--- start of RAW DATA ---

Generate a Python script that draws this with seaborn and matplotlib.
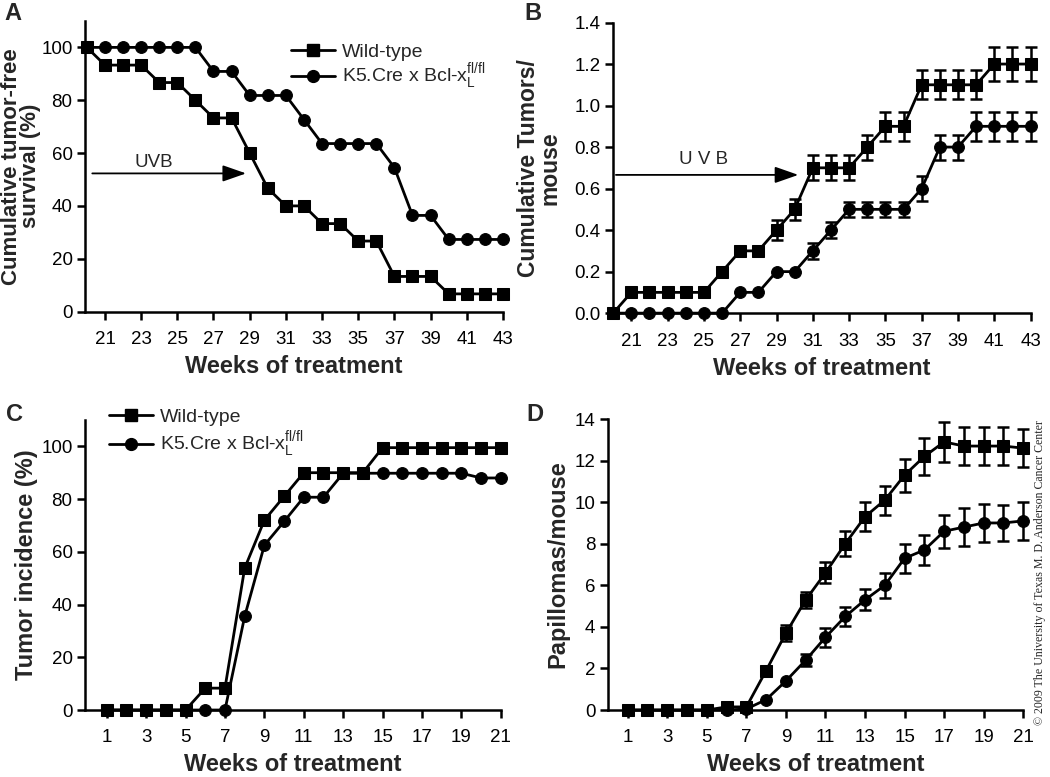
import numpy as np
import pandas as pd
import seaborn as sns
import matplotlib
matplotlib.use('Agg')
import matplotlib.pyplot as plt
from matplotlib.lines import Line2D

sns.set_style('ticks')
plt.rcParams['font.family'] = ['Liberation Sans', 'DejaVu Sans']
plt.rcParams['mathtext.fontset'] = 'custom'
plt.rcParams['mathtext.rm'] = 'Liberation Sans'

# ---------------- data ----------------
weeks_ab = list(range(20, 44))
weeks_cd = list(range(1, 22))

A_wt = [100, 93.3, 93.3, 93.3, 86.7, 86.7, 80, 73.3, 73.3, 60, 46.7, 40, 40,
        33.3, 33.3, 26.7, 26.7, 13.3, 13.3, 13.3, 6.7, 6.7, 6.7, 6.7]
A_k5 = [100, 100, 100, 100, 100, 100, 100, 90.9, 90.9, 81.8, 81.8, 81.8, 72.7,
        63.6, 63.6, 63.6, 63.6, 54.5, 36.4, 36.4, 27.3, 27.3, 27.3, 27.3]

B_wt = [0, 0.1, 0.1, 0.1, 0.1, 0.1, 0.2, 0.3, 0.3, 0.4, 0.5, 0.7, 0.7, 0.7,
        0.8, 0.9, 0.9, 1.1, 1.1, 1.1, 1.1, 1.2, 1.2, 1.2]
B_wt_err = [0, 0, 0, 0, 0, 0, 0, 0, 0, 0.05, 0.05, 0.06, 0.06, 0.06,
            0.06, 0.07, 0.07, 0.07, 0.07, 0.07, 0.07, 0.08, 0.08, 0.08]
B_k5 = [0, 0, 0, 0, 0, 0, 0, 0.1, 0.1, 0.2, 0.2, 0.3, 0.4, 0.5,
        0.5, 0.5, 0.5, 0.6, 0.8, 0.8, 0.9, 0.9, 0.9, 0.9]
B_k5_err = [0, 0, 0, 0, 0, 0, 0, 0, 0, 0, 0, 0.04, 0.04, 0.035,
            0.035, 0.035, 0.035, 0.06, 0.06, 0.06, 0.07, 0.07, 0.07, 0.07]

C_wt = [0, 0, 0, 0, 0, 8.3, 8.3, 53.8, 72, 81, 90, 90, 90, 90,
        99.5, 99.5, 99.5, 99.5, 99.5, 99.5, 99.5]
C_k5 = [0, 0, 0, 0, 0, 0, 0, 35.5, 62.5, 71.5, 80.7, 80.7, 89.8, 89.8,
        89.8, 89.8, 89.8, 89.8, 89.8, 88, 88]

D_wt = [0, 0, 0, 0, 0, 0.15, 0.15, 1.9, 3.7, 5.3, 6.6, 8.0, 9.3, 10.1,
        11.3, 12.2, 12.9, 12.7, 12.7, 12.7, 12.6]
D_wt_err = [0, 0, 0, 0, 0, 0, 0, 0, 0.4, 0.4, 0.5, 0.6, 0.7, 0.7,
            0.8, 0.9, 0.95, 0.9, 0.9, 0.9, 0.9]
D_k5 = [0, 0, 0, 0, 0, 0, 0.05, 0.5, 1.4, 2.4, 3.5, 4.5, 5.3, 6.0,
        7.3, 7.7, 8.6, 8.8, 9.0, 9.0, 9.1]
D_k5_err = [0, 0, 0, 0, 0, 0, 0, 0, 0, 0.3, 0.45, 0.45, 0.5, 0.6,
            0.7, 0.7, 0.8, 0.9, 0.9, 0.85, 0.9]

label_wt = 'Wild-type'
label_k5 = r'K5.Cre x Bcl-x$_\mathregular{L}^\mathregular{fl/fl}$'
xlabel = 'Weeks of treatment'

# ---------------- figure ----------------
fig = plt.figure(figsize=(10.5, 7.77), dpi=100)
axA = fig.add_axes([0.081, 0.599, 0.398, 0.374])
axB = fig.add_axes([0.584, 0.597, 0.3975, 0.374])
axC = fig.add_axes([0.081, 0.0862, 0.396, 0.3733])
axD = fig.add_axes([0.579, 0.0862, 0.3955, 0.3745])

LW = 2.0
MS_SQ = 8.5
MS_CI = 8.5


def draw(ax, x, y, err, marker, ms):
    if err is not None:
        xe = [a for a, e in zip(x, err) if e > 0]
        ye = [b for b, e in zip(y, err) if e > 0]
        ee = [e for e in err if e > 0]
        ax.errorbar(xe, ye, yerr=ee, fmt='none', ecolor='k', elinewidth=1.8,
                    capsize=4.5, capthick=1.8, zorder=2, clip_on=False)
    sns.lineplot(x=x, y=y, ax=ax, color='k', marker=marker, markersize=ms,
                 markeredgecolor='k', markerfacecolor='k', linewidth=LW,
                 zorder=3, legend=False, clip_on=False)


def style(ax, xlim, ylim, xticks, yticks, yfmt=None):
    sns.despine(ax=ax)
    ax.set_xlim(*xlim)
    ax.set_ylim(*ylim)
    ax.set_xticks(xticks)
    ax.set_yticks(yticks)
    if yfmt:
        ax.set_yticklabels([yfmt.format(v) for v in yticks])
    for s in ['left', 'bottom']:
        ax.spines[s].set_linewidth(1.8)
        ax.spines[s].set_color('k')
    ax.tick_params(axis='both', direction='out', length=6, width=1.8,
                   color='k', labelsize=13.5, labelcolor='k')
    ax.tick_params(axis='x', pad=8)
    ax.tick_params(axis='y', pad=3)
    ax.set_xlabel(xlabel, fontsize=17, fontweight='bold', labelpad=5)


# Panel A
draw(axA, weeks_ab, A_wt, None, 's', MS_SQ)
draw(axA, weeks_ab, A_k5, None, 'o', MS_CI)
style(axA, (19.9, 43), (0, 110), list(range(21, 44, 2)), list(range(0, 101, 20)))
axA.set_ylabel('Cumulative tumor-free\nsurvival (%)', fontsize=16,
               fontweight='bold', linespacing=0.88)
axA.yaxis.set_label_coords(-0.105, 0.5)
axA.annotate('', xy=(28.8, 52.3), xytext=(20.3, 52.3),
             arrowprops=dict(arrowstyle='-|>,head_length=0.6,head_width=0.21',
                             mutation_scale=24, lw=1.3, color='k',
                             shrinkA=0, shrinkB=0))
axA.text(23.7, 56.5, 'UVB', fontsize=13.5, ha='center', va='center')

# Panel B
draw(axB, weeks_ab, B_wt, B_wt_err, 's', MS_SQ)
draw(axB, weeks_ab, B_k5, B_k5_err, 'o', MS_CI)
style(axB, (20, 43), (0, 1.4), list(range(21, 44, 2)),
      [0, 0.2, 0.4, 0.6, 0.8, 1.0, 1.2, 1.4], yfmt='{:.1f}')
axB.set_ylabel('Cumulative Tumors/\nmouse', fontsize=16.5,
               fontweight='bold', linespacing=0.88)
axB.yaxis.set_label_coords(-0.125, 0.5)
axB.annotate('', xy=(30.2, 0.666), xytext=(20.15, 0.666),
             arrowprops=dict(arrowstyle='-|>,head_length=0.6,head_width=0.21',
                             mutation_scale=24, lw=1.3, color='k',
                             shrinkA=0, shrinkB=0))
axB.text(25.0, 0.74, 'U V B', fontsize=13.5, ha='center', va='center')

# Panel C
draw(axC, weeks_cd, C_wt, None, 's', MS_SQ)
draw(axC, weeks_cd, C_k5, None, 'o', MS_CI)
style(axC, (-0.1, 21), (0, 110), list(range(1, 22, 2)), list(range(0, 101, 20)))
axC.set_ylabel('Tumor incidence (%)', fontsize=17, fontweight='bold')
axC.yaxis.set_label_coords(-0.113, 0.5)

# Panel D
draw(axD, weeks_cd, D_wt, D_wt_err, 's', MS_SQ)
draw(axD, weeks_cd, D_k5, D_k5_err, 'o', MS_CI)
style(axD, (0, 21), (0, 14), list(range(1, 22, 2)), list(range(0, 15, 2)))
axD.set_ylabel('Papillomas/mouse', fontsize=17, fontweight='bold')
axD.yaxis.set_label_coords(-0.092, 0.5)

# Legends
def handles():
    return [Line2D([], [], color='k', lw=LW, marker='s', markersize=MS_SQ),
            Line2D([], [], color='k', lw=LW, marker='o', markersize=MS_CI)]

axA.legend(handles(), [label_wt, label_k5], loc='center left',
           bbox_to_anchor=(0.493, 0.839), frameon=False, fontsize=14,
           handlelength=2.27, handletextpad=0.36, labelspacing=0.05,
           borderpad=0, borderaxespad=0)
axC.legend(handles(), [label_wt, label_k5], loc='center left',
           bbox_to_anchor=(0.058, 0.951), frameon=False, fontsize=14,
           handlelength=2.27, handletextpad=0.36, labelspacing=0.25,
           borderpad=0, borderaxespad=0)

# Panel letters
for lab, x, y in [('A', 0.012, 0.983), ('B', 0.508, 0.983),
                  ('C', 0.014, 0.467), ('D', 0.509, 0.467)]:
    fig.text(x, y, lab, fontsize=17, fontweight='bold', ha='center', va='center')

fig.text(0.990, 0.2625,
         '\u00a9 2009 The University of Texas M. D. Anderson Cancer Center',
         rotation=90, ha='center', va='center', fontsize=8.6,
         family=['Liberation Serif', 'DejaVu Serif'])

fig.savefig('out.png', dpi=100)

--- end of RAW DATA ---

> WHAT IS ASKED
Restate only the lines running from the start of the material above through the line containing "89.8, 89.8, 89.8, 89.8, 89.8, 88, 88]", ends included. No pictures.

> FINAL RESULT
Generate a Python script that draws this with seaborn and matplotlib.
import numpy as np
import pandas as pd
import seaborn as sns
import matplotlib
matplotlib.use('Agg')
import matplotlib.pyplot as plt
from matplotlib.lines import Line2D

sns.set_style('ticks')
plt.rcParams['font.family'] = ['Liberation Sans', 'DejaVu Sans']
plt.rcParams['mathtext.fontset'] = 'custom'
plt.rcParams['mathtext.rm'] = 'Liberation Sans'

# ---------------- data ----------------
weeks_ab = list(range(20, 44))
weeks_cd = list(range(1, 22))

A_wt = [100, 93.3, 93.3, 93.3, 86.7, 86.7, 80, 73.3, 73.3, 60, 46.7, 40, 40,
        33.3, 33.3, 26.7, 26.7, 13.3, 13.3, 13.3, 6.7, 6.7, 6.7, 6.7]
A_k5 = [100, 100, 100, 100, 100, 100, 100, 90.9, 90.9, 81.8, 81.8, 81.8, 72.7,
        63.6, 63.6, 63.6, 63.6, 54.5, 36.4, 36.4, 27.3, 27.3, 27.3, 27.3]

B_wt = [0, 0.1, 0.1, 0.1, 0.1, 0.1, 0.2, 0.3, 0.3, 0.4, 0.5, 0.7, 0.7, 0.7,
        0.8, 0.9, 0.9, 1.1, 1.1, 1.1, 1.1, 1.2, 1.2, 1.2]
B_wt_err = [0, 0, 0, 0, 0, 0, 0, 0, 0, 0.05, 0.05, 0.06, 0.06, 0.06,
            0.06, 0.07, 0.07, 0.07, 0.07, 0.07, 0.07, 0.08, 0.08, 0.08]
B_k5 = [0, 0, 0, 0, 0, 0, 0, 0.1, 0.1, 0.2, 0.2, 0.3, 0.4, 0.5,
        0.5, 0.5, 0.5, 0.6, 0.8, 0.8, 0.9, 0.9, 0.9, 0.9]
B_k5_err = [0, 0, 0, 0, 0, 0, 0, 0, 0, 0, 0, 0.04, 0.04, 0.035,
            0.035, 0.035, 0.035, 0.06, 0.06, 0.06, 0.07, 0.07, 0.07, 0.07]

C_wt = [0, 0, 0, 0, 0, 8.3, 8.3, 53.8, 72, 81, 90, 90, 90, 90,
        99.5, 99.5, 99.5, 99.5, 99.5, 99.5, 99.5]
C_k5 = [0, 0, 0, 0, 0, 0, 0, 35.5, 62.5, 71.5, 80.7, 80.7, 89.8, 89.8,
        89.8, 89.8, 89.8, 89.8, 89.8, 88, 88]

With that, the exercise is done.